As humans, we all want status. It’s a very basic drive. The reason we share things with other people is because it builds status. When you share information about a common interest, you’re creating bonds within your network. An advert has to make doing that possible. It’s a very good litmus test when you see an advert – who would you tell about it? 

There’s been a lot of research on which kind of advertising is the highest converting, and every time, word-of-mouth comes out on top. So this is really the question, how do you make an advert that gets actual people actually talking about it? Getting on the news is a big part of that. 

This guy who researched fame in advertising said that the best way to do this, is have the audience make up their own mind. You can’t tell them what to think, otherwise there’s no reason to talk about it, there’s nothing to be gained from a discussion. Something like Liquid Death is a great example – it’s so ridiculous that you want to tell people about it. Like, ‘Dude, this is f*cking crazy.’ It becomes a conversation starter. 

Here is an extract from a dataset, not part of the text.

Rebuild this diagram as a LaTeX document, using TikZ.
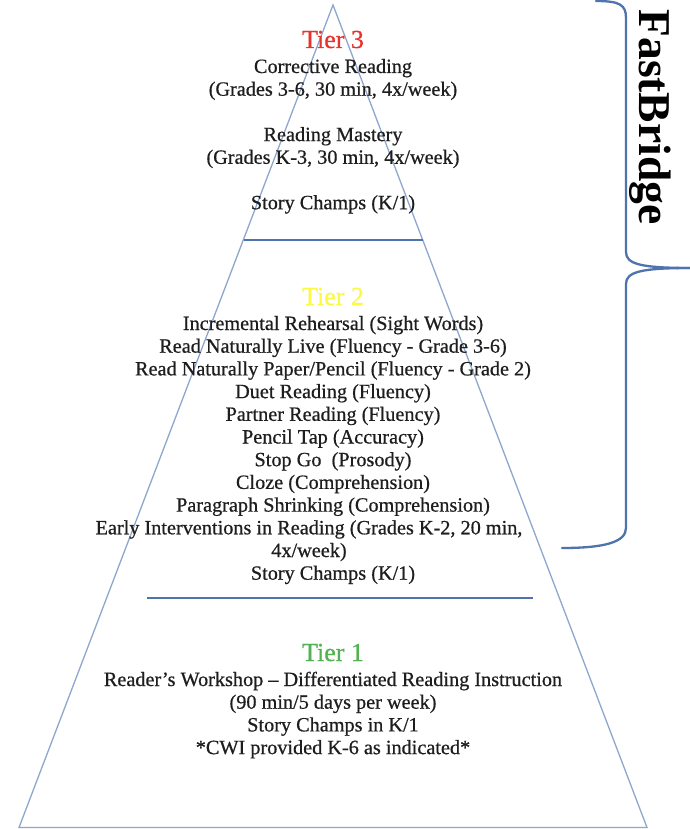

But that’s harder these days with TV ads – to make an advert resonate with everyone. Because of the filter bubbles on the internet, everyone is so enmeshed in their own interests.

One of the ads I’m proudest of is one we did for the World Wild Fund in Germany. We got a scientist who’s an expert at finding new species in the Mariana Trench – and we asked him to find us something. We had no idea what he was going to come up with, but he found this new species of shrimp. And the shrimp had plastic in its stomach. Now the way that you’re allowed to name a species is either about where it’s found, or what it eats – so we called the shrimp Eurythenes plasticus. We didn’t use any media spend but that ad was covered in like 112 countries on every news channel.

These days it’s so easy to buy views, but it’s so hard to get people to organically talk about something. So, that’s how I think of something being truly famous, that as soon as you hear about it, you have to go and tell someone else about it.”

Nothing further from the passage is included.